Although the channel was still referred as Canal 13, administration problems mentioned beforehand leaded to the usage of different names for different instances:

  • Canal 13 was used commonly as a short way to refer the network, as well used for advertising. Other short-names includes UC-TV and TV-UC, both related to the former name used previously.
  • Corporación de Televisión de la Pontificia Universidad Católica de Chile, Canal 13: the full name of the network, used mainly on formal contexts, and on TV shows' intro and outros. Used between 2000 and 2002.
  • Corporación de Televisión de la Universidad Católica de Chile, Canal 13: Slightly shorter version used in 2001.
  • Canal 13 de la Universidad Católica de Chile: a slightly abridged version of the full name, introduced in 2002.
  • Universidad Católica de Chile Televisión, Canal 13: a mixture between the old name and the newest introduced officially on 1999.

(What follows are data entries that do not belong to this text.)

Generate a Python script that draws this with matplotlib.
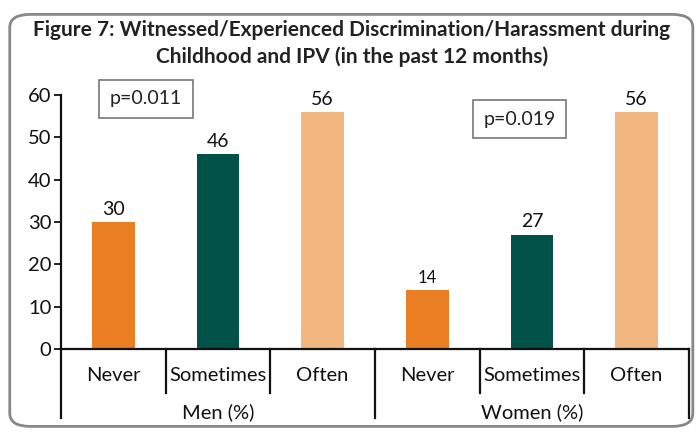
import matplotlib
matplotlib.use('Agg')
import matplotlib.pyplot as plt
from matplotlib.patches import FancyBboxPatch
from matplotlib.lines import Line2D

plt.rcParams['font.family'] = ['Lato', 'DejaVu Sans']

# ── 데이터 ────────────────────────────────────────────────────────────────
groups     = ['Men (%)', 'Women (%)']
categories = ['Never', 'Sometimes', 'Often']
men_vals   = [30, 46, 56]
women_vals = [14, 27, 56]
p_values   = ['p=0.011', 'p=0.019']
title      = ('Figure 7: Witnessed/Experienced Discrimination/Harassment during\n'
              'Childhood and IPV (in the past 12 months)')

COLORS = ['#E97E22', '#02524A', '#F2B680']

fig = plt.figure(figsize=(6.97, 4.36), dpi=100)
ax = fig.add_axes([0.0875, 0.1995, 0.901, 0.5825])

values = men_vals + women_vals
xs = list(range(len(values)))
ax.bar(xs, values, width=0.41, color=COLORS * 2, zorder=2)

# 값 라벨 (작은 값은 글자도 작게)
for x, v in zip(xs, values):
    size = 12 if v < 20 else 14
    ax.text(x, v + 1.0, f'{v}', ha='center', va='bottom', fontsize=size, color='#111')

ax.set_xlim(-0.5, len(values) - 0.5)
ax.set_ylim(0, 60)
ax.set_yticks(range(0, 61, 10))
ax.tick_params(axis='y', labelsize=14.5, length=5, width=1.3, pad=2, colors='#111')
ax.set_xticks([])
for s in ('top', 'right'):
    ax.spines[s].set_visible(False)
for s in ('left', 'bottom'):
    ax.spines[s].set_linewidth(1.6)
    ax.spines[s].set_color('#111')

# 카테고리 / 그룹 라벨과 구분선 (axes 좌표 기준 아래쪽)
trans = ax.get_xaxis_transform()
n = len(values)
for i in range(n + 1):
    xpos = i - 0.5
    tall = i % 3 == 0
    y_end = -0.27 if tall else -0.175
    ax.add_line(Line2D([xpos, xpos], [0, y_end], transform=trans,
                       color='#111', lw=1.6, clip_on=False))
for i in range(n):
    ax.text(i, -0.105, categories[i % 3], transform=trans, ha='center',
            va='center', fontsize=14.5, color='#111')
for g, name in enumerate(groups):
    ax.text(g * 3 + 1, -0.25, name, transform=trans, ha='center',
            va='center', fontsize=14.5, color='#111')

# p 값 박스
box = dict(boxstyle='square,pad=0.55', fc='white', ec='#777', lw=1.2)
ax.text(0.31, 0.985, p_values[0], transform=trans, ha='center', va='center',
        fontsize=14, color='#222', bbox=box)
ax.text(3.88, 0.905, p_values[1], transform=trans, ha='center', va='center',
        fontsize=14, color='#222', bbox=box)

# 제목
fig.text(0.505, 0.9, title, ha='center', va='center', fontsize=15,
         fontweight='bold', color='#222', linespacing=1.35)

# 바깥 테두리
frame = FancyBboxPatch((0.014, 0.022), 0.98, 0.945, transform=fig.transFigure,
                       boxstyle='round,pad=0,rounding_size=0.03',
                       fc='none', ec='#888', lw=2)
fig.patches.append(frame)

fig.savefig('out.png', dpi=100)
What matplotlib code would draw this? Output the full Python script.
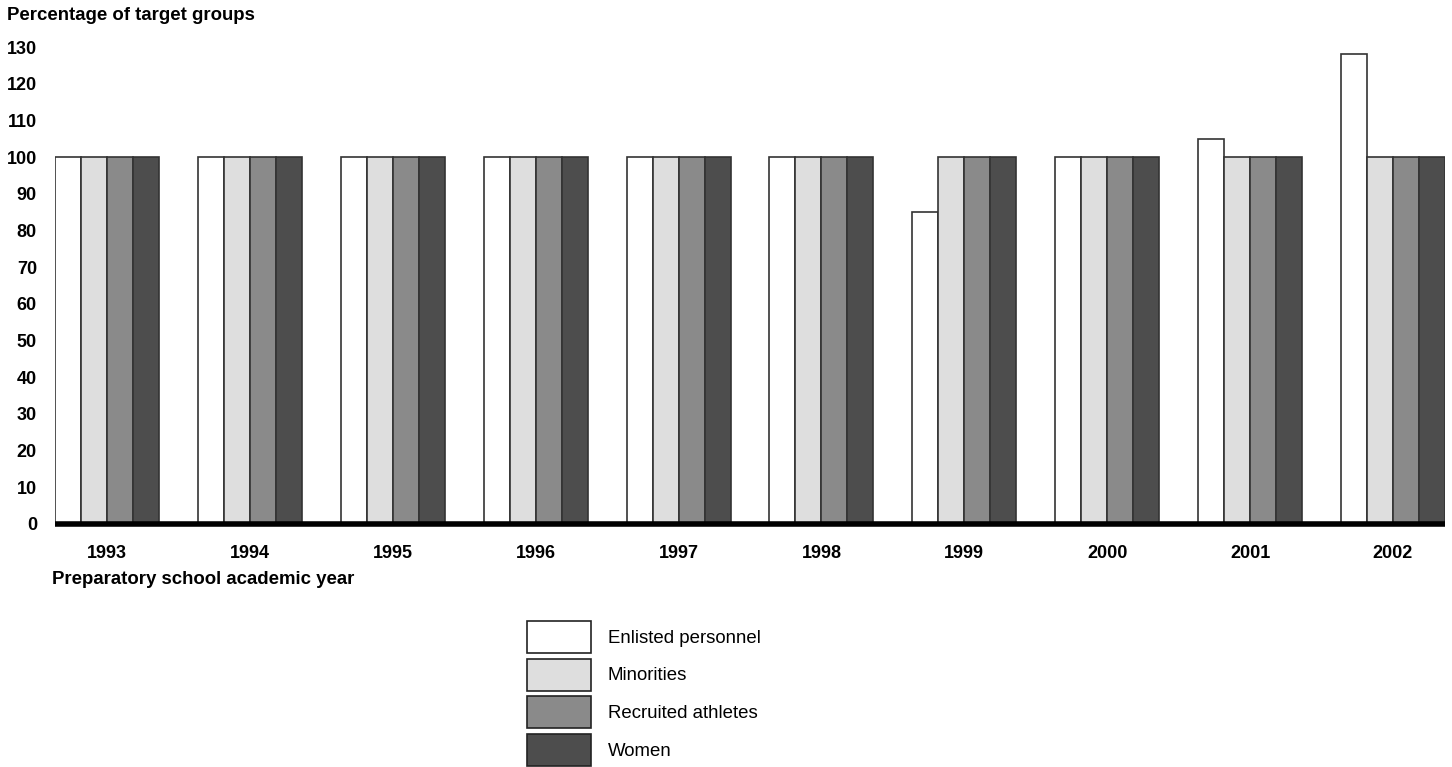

On October 2002, a tweaked version was introduced, however, this logo was used as a secondary logo along with the 2002 logo until 2005.

Canal 13 (second era)[]


Canal 13 (Chile 2002-I)
Designer:  Unknown
Typography:  Unknown
Launched:  October 20, 2002

A revised design of the previous logo on October 20th 2002, with thicker lines which was introduced, and the sphere as the word "CANAL" matched the color of the rest of the symbol; commonly nicknamed as El Logo Virtual due to the graphics it used, which were considered really advanced at that time. Additionally, the name Canal 13 was put back in use for every purpose. However, the previous logo was still used in tandem with this one.


Canal 13 2005
Designer:  Steinbranding
Dittborn & Unzueta
Typography:  Gill Sans MT
Launched:  June 11, 2005

On June 11, 2005, during an edition of Teletrece, the logo is changed again. Designed by Dittborn y Unzueta, the on-air look was made by Argentinian studio Steinbranding, the logo is composed of the initials of the Catholic University (UC), and inside the C, 13 is incorporated, both in Gill Sans MT typefaces and above it, a white arch. From this logo onward, orange was used as the official corporate color of the network, replacing the historical blue tones used since 1961. This logo was used until January 10, 2010.


Canal 13 2010
Designer:  Dittborn & Unzueta
Typography:  Custom ("13")
ITC Avant Garde ("UC")
Launched:  January 10, 2010

On January 10, 2010, the corporate change of the channel and its associated media was made, consisting of a circle cut by a rounded and thick arch (which Canal 13 would later refer to as a horizon), where the number 13 in Custom typography is highlighted, while below there's a UC Acronym in Avant Garde Bold typography in smaller letters. This logo was designed by Chilean agency Dittborn & Unzueta, and it was used until October 31, 2010.


Canal 13 2010 2
Designer:  Dittborn & Unzueta
Typography:  Custom
Launched:  November 1, 2010

After Andrónico Luksic purchased a 67% stake in the channel (today 100%), the UC acronym was deleted on November 1, 2010. [3] [4]


Canal 13 2018
Designer:  Feels
Typography:  Custom wordmark
Rift Soft (2018–2020)
Discount Bold Slant (2020–present)
Launched:  March 23, 2018

In use since March 23, 2018. This is the newest logo and the first logo from after the UC's stakes in Canal 13 were sold. The main elements of the previous logo (the 13, now in a different type, and the arc) now are orange, and the circle was removed. This logo was designed by Chilean agency Feels.[5] New graphics and slogan arrived in March 2020, alongside the expansion of the channel and the renovation of its editorial line. Other new graphics were created and used since March 2022, which put emphasis on a variant of the logo, where the 1 is yellow, the 3 is blue and the arch/horizon is orange.